- Do this -
Without the pictures, set down every line of the data exactly.

- Dataset content -

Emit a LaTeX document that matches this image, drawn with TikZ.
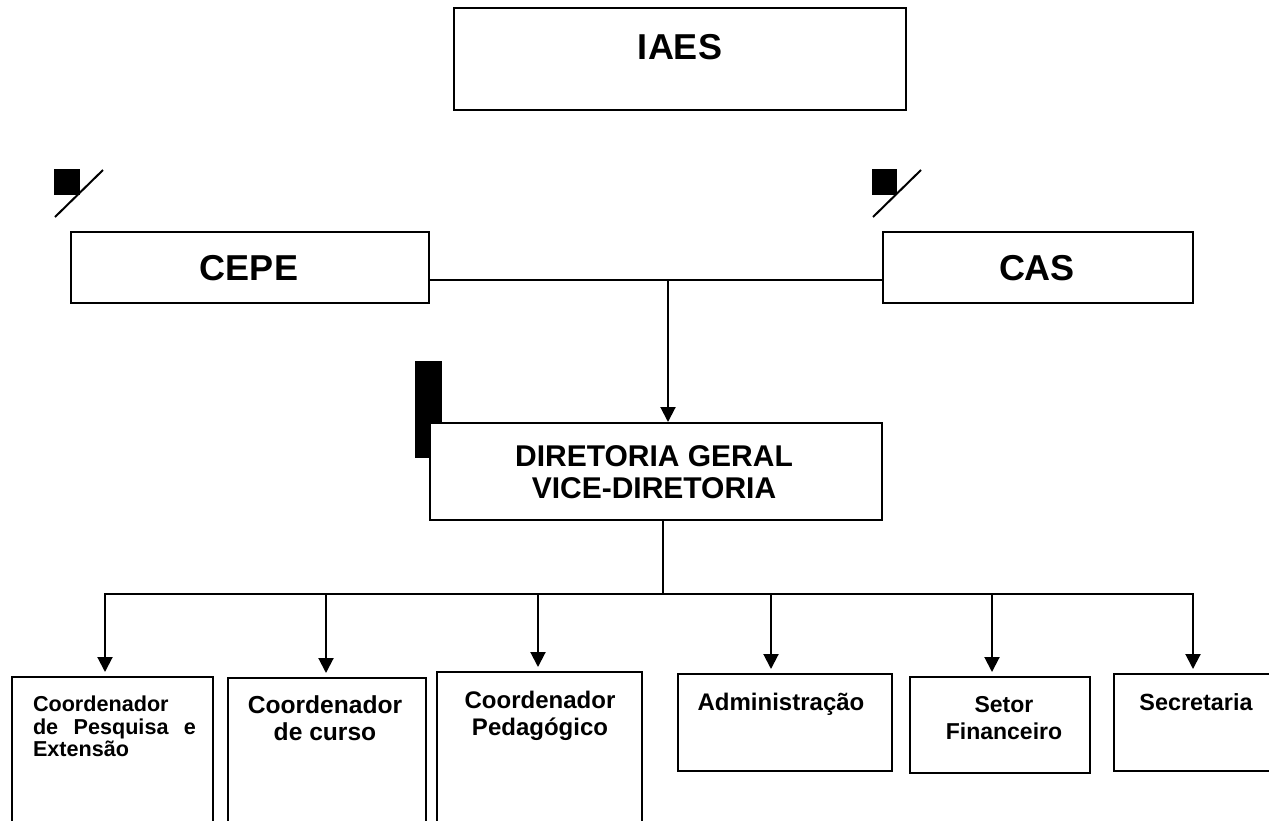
\documentclass[tikz,border=0pt]{standalone}
\usepackage{fontspec}
\setmainfont{Liberation Sans}
\usetikzlibrary{fit,arrows.meta}
\begin{document}
\begin{tikzpicture}[x=0.5pt,y=-0.5pt, line width=1pt,
  box/.style={draw, fill=white, inner sep=0pt, line width=1pt},
  lbl/.style={inner sep=0pt, anchor=north},
  arr/.style={-{Triangle[width=7.5pt,length=7.5pt]}, shorten >=2pt}]
\clip (0,0) rectangle (1269,820);
\fill[white] (0,0) rectangle (1269,820);
% marks
\fill (54,169) rectangle (80,195);
\draw (55,217) -- (103,170);
\fill (872,169) rectangle (897,195);
\draw (873,217) -- (921,170);
\fill (415,361) rectangle (442,458);
% top boxes
\node[box, fit={(454,8) (906,110)}] (iaes) {};
\node[lbl, font=\bfseries\fontsize{18}{20}\selectfont] (iaest) at (680,33) {IAES};
\node[box, fit={(71,232) (429,303)}] (cepe) {};
\node[lbl, font=\bfseries\fontsize{18}{20}\selectfont] (cepet) at (249,254) {CEPE};
\node[box, fit={(883,232) (1193,303)}] (cas) {};
\node[lbl, font=\bfseries\fontsize{18}{20}\selectfont] (cast) at (1037,254) {CAS};
\node[box, fit={(430,423) (882,520)}] (dir) {};
\node[lbl, align=center, font=\bfseries\fontsize{15}{16}\selectfont] (dirt) at (654,445) {DIRETORIA GERAL\\VICE-DIRETORIA};
% bottom boxes
\node[box, fit={(12,677) (213,830)}] (b1) {};
\node[box, fit={(228,678) (426,830)}] (b2) {};
\node[box, fit={(437,672) (642,830)}] (b3) {};
\node[box, fit={(678,674) (892,771)}] (b4) {};
\node[box, fit={(910,677) (1090,773)}] (b5) {};
\node[box, fit={(1114,674) (1280,771)}] (b6) {};
\node[lbl, anchor=north west, align=left, font=\bfseries\fontsize{10.8}{11.3}\selectfont] (b1t) at (32,695) {Coordenador\\\makebox[81.5pt][s]{de Pesquisa e}\\Extensão};
\node[lbl, align=center, font=\bfseries\fontsize{12.3}{13.5}\selectfont] (b2t) at (325,695) {Coordenador\\de curso};
\node[lbl, align=center, font=\bfseries\fontsize{12}{13.5}\selectfont] (b3t) at (540,690) {Coordenador\\Pedagógico};
\node[lbl, font=\bfseries\fontsize{12}{13.5}\selectfont] (b4t) at (781,692) {Administração};
\node[lbl, align=center, font=\bfseries\fontsize{11.5}{13.5}\selectfont] (b5t) at (1004,695) {Setor\\Financeiro};
\node[lbl, font=\bfseries\fontsize{11.7}{13.5}\selectfont] (b6t) at (1196,693) {Secretaria};
% connectors
\coordinate (j1) at (668,280);
\draw (cepe.east |- j1) -- (cas.west |- j1);
\draw[arr, shorten >=0pt] (j1) -- (j1 |- dir.north);
\coordinate (j2) at (663,594);
\draw (j2 |- dir.south) -- (j2);
\coordinate (h1) at (105,594);
\coordinate (h2) at (326,594);
\coordinate (h3) at (538,594);
\coordinate (h4) at (771,594);
\coordinate (h5) at (992,594);
\coordinate (h6) at (1193,594);
\draw[line cap=rect] (h1) -- (h6);
\draw[arr] (h1) -- (h1 |- b1.north);
\draw[arr] (h2) -- (h2 |- b2.north);
\draw[arr] (h3) -- (h3 |- b3.north);
\draw[arr] (h4) -- (h4 |- b4.north);
\draw[arr] (h5) -- (h5 |- b5.north);
\draw[arr] (h6) -- (h6 |- b6.north);
\end{tikzpicture}
\end{document}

- Correct output -
Emit a LaTeX document that matches this image, drawn with TikZ.
\documentclass[tikz,border=0pt]{standalone}
\usepackage{fontspec}
\setmainfont{Liberation Sans}
\usetikzlibrary{fit,arrows.meta}
\begin{document}
\begin{tikzpicture}[x=0.5pt,y=-0.5pt, line width=1pt,
  box/.style={draw, fill=white, inner sep=0pt, line width=1pt},
  lbl/.style={inner sep=0pt, anchor=north},
  arr/.style={-{Triangle[width=7.5pt,length=7.5pt]}, shorten >=2pt}]
\clip (0,0) rectangle (1269,820);
\fill[white] (0,0) rectangle (1269,820);
% marks
\fill (54,169) rectangle (80,195);
\draw (55,217) -- (103,170);
\fill (872,169) rectangle (897,195);
\draw (873,217) -- (921,170);
\fill (415,361) rectangle (442,458);
% top boxes
\node[box, fit={(454,8) (906,110)}] (iaes) {};
\node[lbl, font=\bfseries\fontsize{18}{20}\selectfont] (iaest) at (680,33) {IAES};
\node[box, fit={(71,232) (429,303)}] (cepe) {};
\node[lbl, font=\bfseries\fontsize{18}{20}\selectfont] (cepet) at (249,254) {CEPE};
\node[box, fit={(883,232) (1193,303)}] (cas) {};
\node[lbl, font=\bfseries\fontsize{18}{20}\selectfont] (cast) at (1037,254) {CAS};
\node[box, fit={(430,423) (882,520)}] (dir) {};
\node[lbl, align=center, font=\bfseries\fontsize{15}{16}\selectfont] (dirt) at (654,445) {DIRETORIA GERAL\\VICE-DIRETORIA};
% bottom boxes
\node[box, fit={(12,677) (213,830)}] (b1) {};
\node[box, fit={(228,678) (426,830)}] (b2) {};
\node[box, fit={(437,672) (642,830)}] (b3) {};
\node[box, fit={(678,674) (892,771)}] (b4) {};
\node[box, fit={(910,677) (1090,773)}] (b5) {};
\node[box, fit={(1114,674) (1280,771)}] (b6) {};
\node[lbl, anchor=north west, align=left, font=\bfseries\fontsize{10.8}{11.3}\selectfont] (b1t) at (32,695) {Coordenador\\\makebox[81.5pt][s]{de Pesquisa e}\\Extensão};
\node[lbl, align=center, font=\bfseries\fontsize{12.3}{13.5}\selectfont] (b2t) at (325,695) {Coordenador\\de curso};
\node[lbl, align=center, font=\bfseries\fontsize{12}{13.5}\selectfont] (b3t) at (540,690) {Coordenador\\Pedagógico};
\node[lbl, font=\bfseries\fontsize{12}{13.5}\selectfont] (b4t) at (781,692) {Administração};
\node[lbl, align=center, font=\bfseries\fontsize{11.5}{13.5}\selectfont] (b5t) at (1004,695) {Setor\\Financeiro};
\node[lbl, font=\bfseries\fontsize{11.7}{13.5}\selectfont] (b6t) at (1196,693) {Secretaria};
% connectors
\coordinate (j1) at (668,280);
\draw (cepe.east |- j1) -- (cas.west |- j1);
\draw[arr, shorten >=0pt] (j1) -- (j1 |- dir.north);
\coordinate (j2) at (663,594);
\draw (j2 |- dir.south) -- (j2);
\coordinate (h1) at (105,594);
\coordinate (h2) at (326,594);
\coordinate (h3) at (538,594);
\coordinate (h4) at (771,594);
\coordinate (h5) at (992,594);
\coordinate (h6) at (1193,594);
\draw[line cap=rect] (h1) -- (h6);
\draw[arr] (h1) -- (h1 |- b1.north);
\draw[arr] (h2) -- (h2 |- b2.north);
\draw[arr] (h3) -- (h3 |- b3.north);
\draw[arr] (h4) -- (h4 |- b4.north);
\draw[arr] (h5) -- (h5 |- b5.north);
\draw[arr] (h6) -- (h6 |- b6.north);
\end{tikzpicture}
\end{document}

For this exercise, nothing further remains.